Step 1: Generate a digraph frequency matrix A for English text
Use an English text with 1,000,000 characters (only 26 letters in lowercases) to compute a digraph frequency matrix A, where aij is the count of the number of times that letter i is followed by letter j. Here, we assume that a is letter 0, b is letter 1, c is letter 2, and so on. Next, add five to each element in your 26×26 matrix A. Finally, normalize your matrix A by dividing each element by its row sum. The resulting matrix A will be row stochastic, and it will not contain any 0 probabilities.
Step 2: Train an HMM with M = N = 26
Using the first 1000 characters of ciphertext you generated in step 0 as O to train an HMM, where the A matrix is initialized with your A matrix from step 1. That is, in your HMM, do not re-estimate A. For B & pi, randomly initialize them so each element is about 1/26 (recall they also need to be row stochastic! and do NOT make all elements the same).

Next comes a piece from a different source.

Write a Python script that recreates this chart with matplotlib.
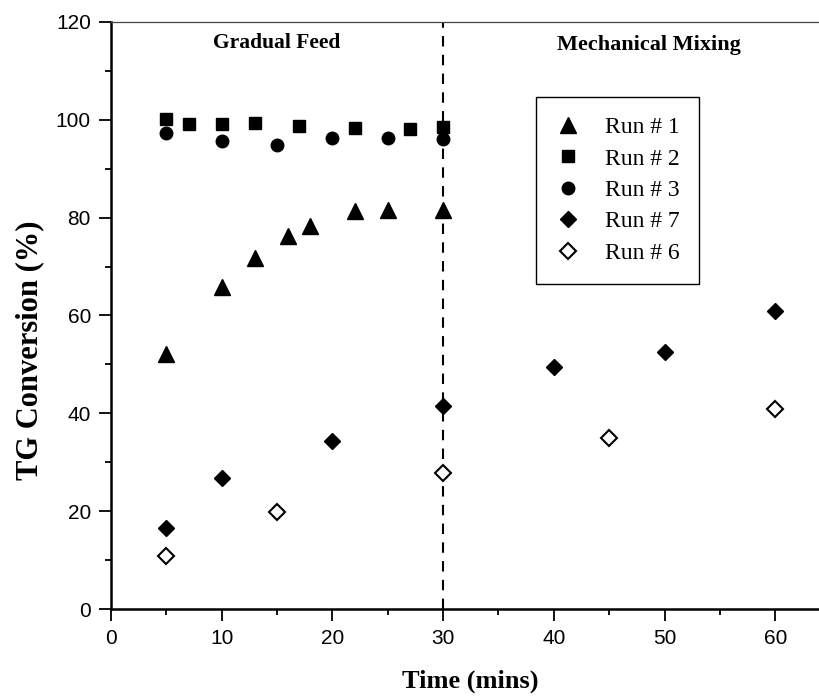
import matplotlib
matplotlib.use("Agg")
import matplotlib.pyplot as plt
from matplotlib.ticker import MultipleLocator

run1_x = [5, 10, 13, 16, 18, 22, 25, 30]
run1_y = [52.1, 65.8, 71.7, 76.2, 78.3, 81.4, 81.5, 81.5]
run2_x = [5, 7, 10, 13, 17, 22, 27, 30]
run2_y = [100.2, 99.1, 99.2, 99.4, 98.7, 98.4, 98.2, 98.6]
run3_x = [5, 10, 15, 20, 25, 30]
run3_y = [97.4, 95.7, 94.8, 96.2, 96.2, 96.0]
run7_x = [5, 10, 20, 30, 40, 50, 60]
run7_y = [16.6, 26.8, 34.3, 41.5, 49.5, 52.6, 60.9]
run6_x = [5, 15, 30, 45, 60]
run6_y = [10.9, 19.9, 27.9, 35.0, 40.9]

serif = ['Liberation Serif', 'DejaVu Serif']
sans = ['Liberation Sans', 'DejaVu Sans']

fig = plt.figure(figsize=(8.2, 6.98), dpi=100)
ax = fig.add_axes([0.1354, 0.1275, 0.864, 0.841])

ax.plot(run1_x, run1_y, linestyle='none', marker='^', color='black', markersize=11, label='Run # 1')
ax.plot(run2_x, run2_y, linestyle='none', marker='s', color='black', markersize=8, label='Run # 2')
ax.plot(run3_x, run3_y, linestyle='none', marker='o', color='black', markersize=9, label='Run # 3')
ax.plot(run7_x, run7_y, linestyle='none', marker='D', color='black', markersize=8, label='Run # 7')
ax.plot(run6_x, run6_y, linestyle='none', marker='D', markerfacecolor='white', markeredgecolor='black',
        markeredgewidth=1.5, markersize=8, label='Run # 6')

ax.axvline(30, color='black', linestyle=(0, (5, 4)), linewidth=1.5, zorder=1)

ax.set_xlim(0, 64)
ax.set_ylim(0, 120)
ax.xaxis.set_major_locator(MultipleLocator(10))
ax.xaxis.set_minor_locator(MultipleLocator(5))
ax.yaxis.set_major_locator(MultipleLocator(20))
ax.yaxis.set_minor_locator(MultipleLocator(10))
ax.tick_params(which='major', direction='out', length=8.5, width=1.3, pad=6, labelsize=15)
ax.tick_params(which='minor', direction='out', length=4.3, width=1.3)
for lbl in ax.get_xticklabels() + ax.get_yticklabels():
    lbl.set_family(sans)

ax.spines['left'].set_linewidth(1.8)
ax.spines['bottom'].set_linewidth(1.8)
ax.spines['top'].set_linewidth(0.9)
ax.spines['top'].set_color('#444444')
ax.spines['right'].set_visible(False)

ax.set_xlabel('Time (mins)', family=serif, fontweight='bold', fontsize=19)
ax.set_ylabel('TG Conversion (%)', family=serif, fontweight='bold', fontsize=22)
ax.xaxis.set_label_coords(0.507, -0.104)
ax.yaxis.set_label_coords(-0.094, 0.441)

ax.text(15.0, 115.7, 'Gradual Feed', family=serif, fontweight='bold', fontsize=15.5, ha='center', va='center')
ax.text(48.6, 115.3, 'Mechanical Mixing', family=serif, fontweight='bold', fontsize=16, ha='center', va='center')

leg = ax.legend(loc='upper left', bbox_to_anchor=(0.6, 0.873), prop={'family': serif, 'size': 17},
                frameon=True, fancybox=False, edgecolor='black', framealpha=1,
                handlelength=1.0, handletextpad=1.05, borderpad=0.85, labelspacing=0.42, borderaxespad=0)
leg.get_frame().set_linewidth(1.0)

fig.savefig('out.png', dpi=100)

Train using 200 iterations of the Baum-Welch re-estimation algorithm.
Step 3: Analyze Result
Use the final B matrix you get from step 2 to determine a putative key and give the fraction of putative key elements that match the actual key (as a decimal, to four places). For example, if 22 of the 26 key positions are correct, then your answer would be 22/26 = 0.8462. If the accuracy is low (<80%), you can do several tries.
- Your source code (in any language you like)
- A report in .doc or .pdf that includes screenshot(s) of the result, and your analysis. The format doesn’t matter, just make sure the screenshots are clear and easy to read.